> Dataset rows

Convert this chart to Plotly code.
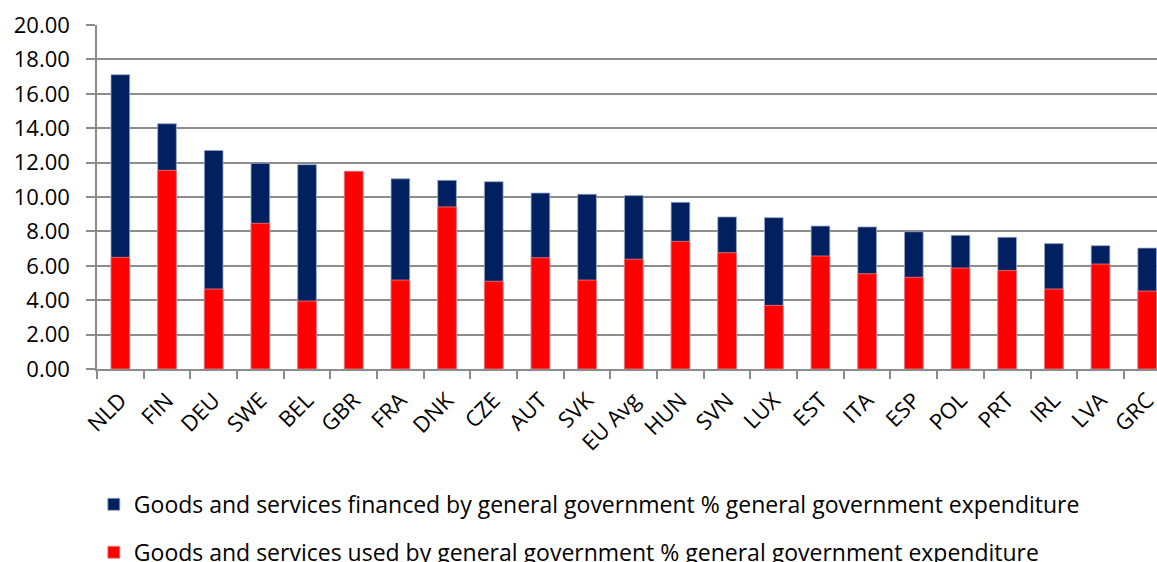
import plotly.graph_objects as go

countries = ["NLD", "FIN", "DEU", "SWE", "BEL", "GBR", "FRA", "DNK", "CZE", "AUT", "SVK",
             "EU Avg", "HUN", "SVN", "LUX", "EST", "ITA", "ESP", "POL", "PRT", "IRL", "LVA", "GRC"]
financed = [17.11, 14.26, 12.71, 11.96, 11.88, 11.49, 11.06, 10.97, 10.89, 10.23, 10.16,
            10.08, 9.69, 8.84, 8.80, 8.31, 8.26, 7.98, 7.77, 7.66, 7.29, 7.17, 7.03]
used = [6.49, 11.55, 4.65, 8.47, 3.95, 11.49, 5.17, 9.42, 5.10, 6.47, 5.17,
        6.38, 7.42, 6.76, 3.70, 6.57, 5.54, 5.33, 5.87, 5.72, 4.65, 6.10, 4.53]
y_ticks = [0, 2, 4, 6, 8, 10, 12, 14, 16, 18, 20]

name_fin = "Goods and services financed by general government % general government expenditure"
name_used = "Goods and services used by general government % general government expenditure"

FONT = "Open Sans"

fig = go.Figure()
fig.add_trace(go.Bar(x=countries, y=financed, name=name_fin, width=0.4,
                     marker=dict(color="#002060", line=dict(color="#9aa8c8", width=0.8)),
                     legendgroup="a"))
fig.add_trace(go.Bar(x=countries, y=used, name=name_used, width=0.4,
                     marker=dict(color="#ff0000", line=dict(color="#f08080", width=0.8)),
                     legendgroup="b"))

fig.update_layout(
    width=1157, height=562,
    barmode="overlay",
    paper_bgcolor="white", plot_bgcolor="white",
    margin=dict(l=97, r=0, t=25, b=193, autoexpand=False),
    font=dict(family=FONT, size=22, color="black"),
    showlegend=True,
    legend=dict(orientation="v", x=-0.003, xanchor="left", y=-0.331, yanchor="top",
                font=dict(family=FONT, size=23, color="black"),
                tracegroupgap=15, traceorder="grouped", bgcolor="rgba(0,0,0,0)"),
)
fig.update_xaxes(
    range=[-0.5, 22.21], tickangle=-45, tickson="boundaries", ticks="outside",
    ticklen=8, tickcolor="#8c8c8c", tickwidth=1.5, ticklabelstandoff=8,
    showline=True, linecolor="#8c8c8c", linewidth=1.5,
    showgrid=False, tickfont=dict(family=FONT, size=22, color="black"),
)
fig.update_yaxes(
    range=[0, 20], tickvals=y_ticks, tickformat=".2f",
    ticks="outside", ticklen=9, tickcolor="#8c8c8c", tickwidth=1.5, ticklabelstandoff=12,
    showline=True, linecolor="#8c8c8c", linewidth=1.5,
    showgrid=True, gridcolor="#8c8c8c", gridwidth=1.5,
    zeroline=False, tickfont=dict(family=FONT, size=22, color="black"),
)

fig.write_html(
    "out.html",
    config={"displayModeBar": False},
    post_script="document.body.style.margin='0';document.body.style.overflow='hidden';",
)
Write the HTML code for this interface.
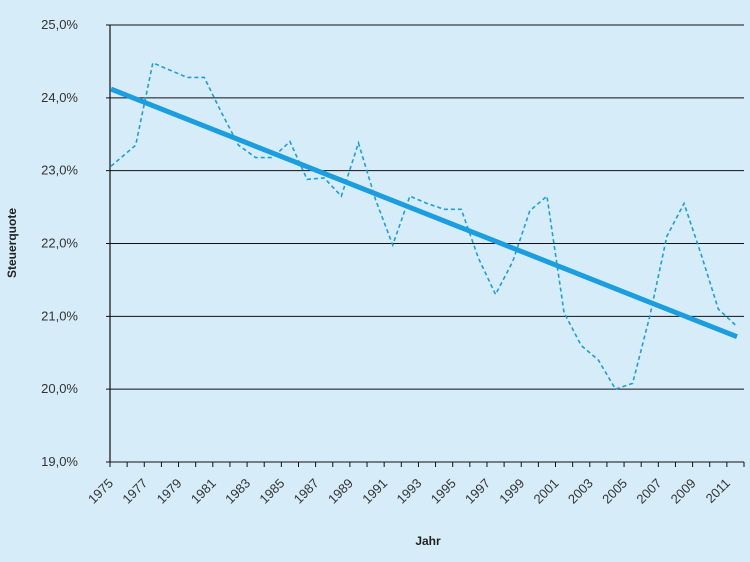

> Problem to work on
Copy every line of the records above that contains "this".

> Exercise output
Convert this chart to Plotly code.
Write the HTML code for this interface.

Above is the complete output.